The reason for this development stems from the changing regulations in Poland in 2017 where the Office of Competition and Consumer Protection ruled that a page on a bank’s website that is prone to change does not qualify as all banks are required to grant customers’ access to documents in the form of a“durable medium.”
According to the report the blockchain solution was developed in response to the above regulatory requirement and thus, Alior established what it calls “the Blockchain Center of Excellence last October to complete the project.”
Tomasz Sienicki, blockchain strategy lead at Alior, commented thus; “our mission is to be disruptive, so we want to provide innovative solutions, and we want other banks to follow us as well. We welcome if somebody copied our solution. We are showing that it’s possible to use public blockchain even if some people think it’s impossible.” He went further to say that “we want people to verify that we did everything right and we don’t conceal anything. If we say the documents are actually verified and authentic, everybody can check it and confirm.
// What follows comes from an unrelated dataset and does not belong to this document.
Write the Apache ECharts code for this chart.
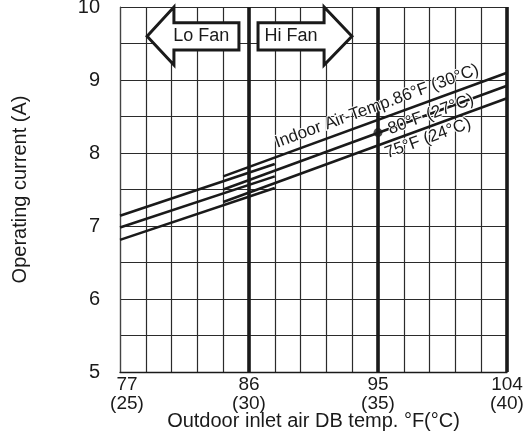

That’s not possible using a private blockchain.”
This initiative of harnessing the public ethereum blockchain for authentication of documents was born in Alior’s innovation lab, but later on,” we managed to convince our management that a dedicated team should be set up on just blockchain issues. Everybody can copy this code and use it for his or her purposes. We encourage people to do so, ” Sienicki said.
Since this feature uses a smart contract that stores hashes of documents, clients can browse the documents they have received and search their history to find where those documents are located on the blockchain to ensure that they have not been changed or altered.
Following from this, Piotr Adamczyk, Alior’s blockchain technology Lead who was in charge of writing the code for the project said; “we know exactly in which block of ethereum the document with a given hash is published. If we know the block number, we also know the timestamp. We know that the document was published some time ago and hasn’t been changed in that time [if the hash stored on the blockchain is identical to the hash calculated from the document], so we can prove it hasn’t been replaced on our servers.”